We’re overloaded with ‘deep and meaningful’ manifestos for commonplace goods and services. But when it comes to the stuff that really matters – like health, medicine, and pharmaceuticals – all too often we’re hit with anodyne platitudes. We need communications that compel, that create not just understanding, but belief.
Today, every brand has the same idea: to make an ‘authentic’ connection with its customers, as people, to show the world that they get it – that they get you. Which is why we end up watching and listening to poetic monologues that deliver the deeply emotional import of all kinds of goods and services, from search engines, mutual funds, jeans and laundry detergent. Everything matters so much!
We’re bombarded with messaging that extols the virtues of a life lived with these products in tow. Then we come back to Earth with a thud and realise that brighter clothes are nice, but not life changing. It’s manifesto overload. And it’s disingenuous and inauthentic. I don’t want to hear any more about how I can connect to the essence of humanity by purchasing the right pair of denim (regardless of how much I love jeans).
Ironically, those things that actually are life changing, life extending, or even life-saving (health, medicine, and pharmaceuticals), are so often relegated to the bland world of platitudes and mild statements. We often seem to be one step removed from the reality of the situation.
But, this is really tough stuff. Imagine going to bed every night wondering if your body will rebel and your throat will close while you sleep. Or to accept the fact that to live you must hook yourself up to a tube for 16 hours a day. Or even to face going to school acutely aware, at every step, of the acne that has taken over your face. There are real elements of courage here. And, yes, real elements of beauty.
Let’s get real
We recognise that we are not for everyone. In fact, as an agency we’ve turned down business from clients when we could have used the revenue. We’ve also turned down pitches that would have been huge had we won. Some would call this foolish. We like to think of it as essential. We won’t dilute our product. And we’ve found that there are enough clients out there who insist on getting to the raw, beating heart of a disease to find the real story. It’s there that we find stories of courage and beauty, communications that will compel, that will create not just understanding, but belief.
Make a truer connection
Of course, I have a bigger point. It’s that when dealing with the kind of issues that can legitimately claim to be ‘life and death’, so often we see ideas that fail to connect.

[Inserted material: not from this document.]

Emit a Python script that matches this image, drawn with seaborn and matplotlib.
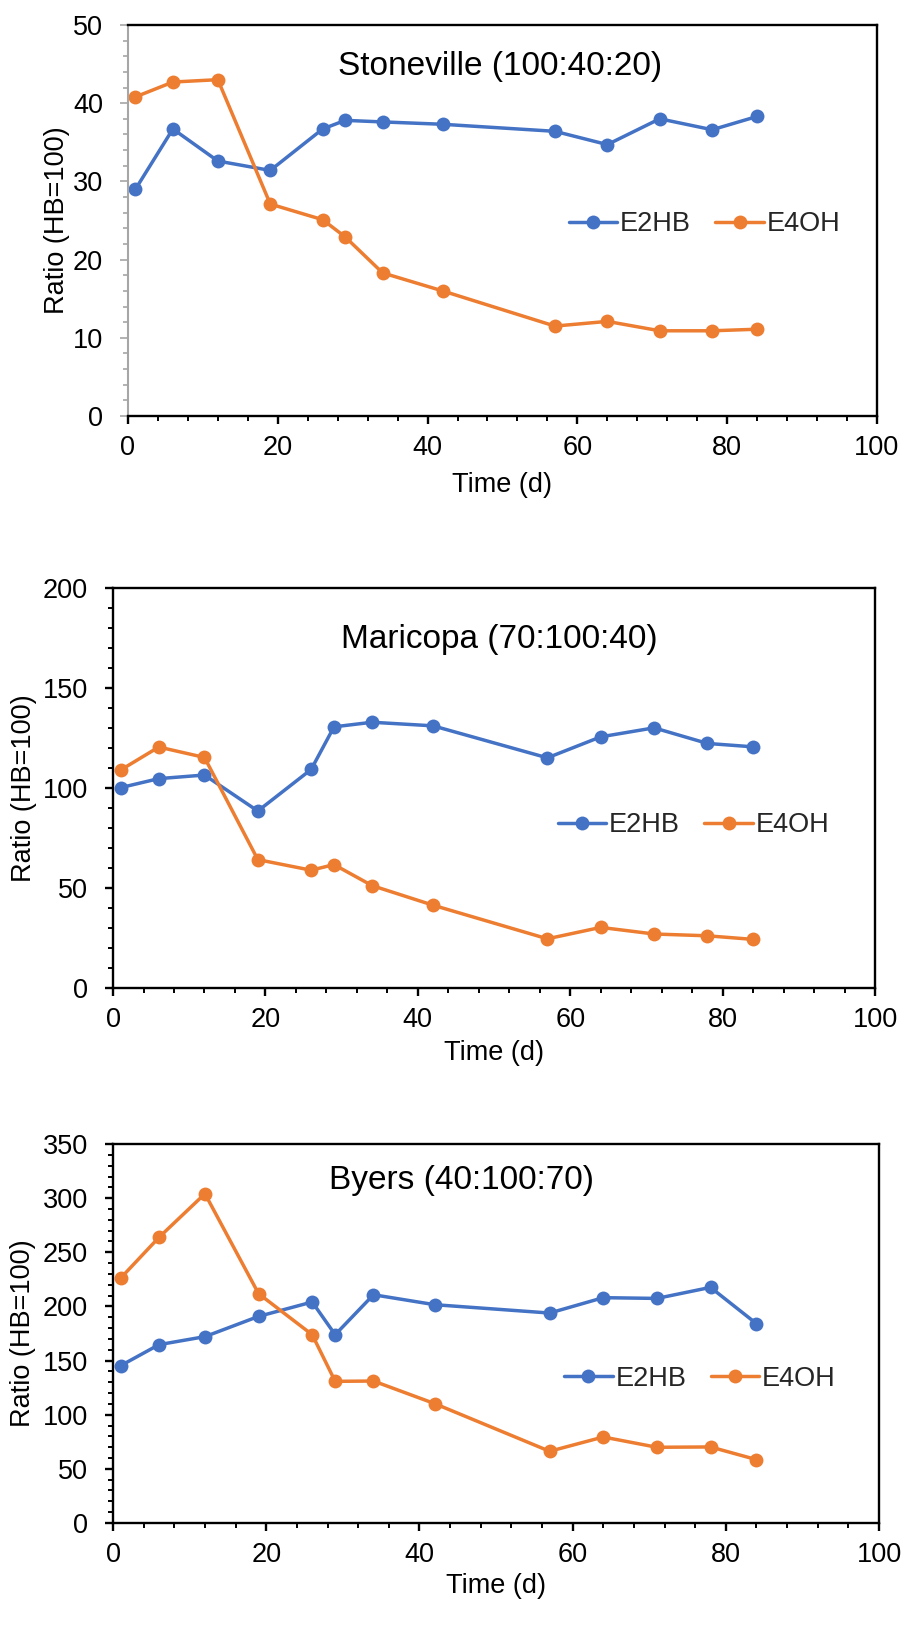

Done right, branding in this sector has the power to elevate the experience that people living with a disease can have with a brand, and this can have hugely positive effects, including presenting a genuinely optimistic view of what life could be like with the brand benefits. But you’ve got to confront the reality head on – and find the beauty and authenticity therein.
A new belief system
Also, so many brands in the pharma and healthcare sectors are guilty of pushing the functional benefits of their products, rather than forming meaningful relationships with people to make their lives better.
Brands often ignore the reality of what a person actually experiences, thus minimising the physical and emotional reality. But by showing how someone’s life could look different with a particular brand, and how it could meet their needs and serve a meaningful purpose, pharma and healthcare companies have the potential to build strong, credible relationships. And it works. We know this from experience.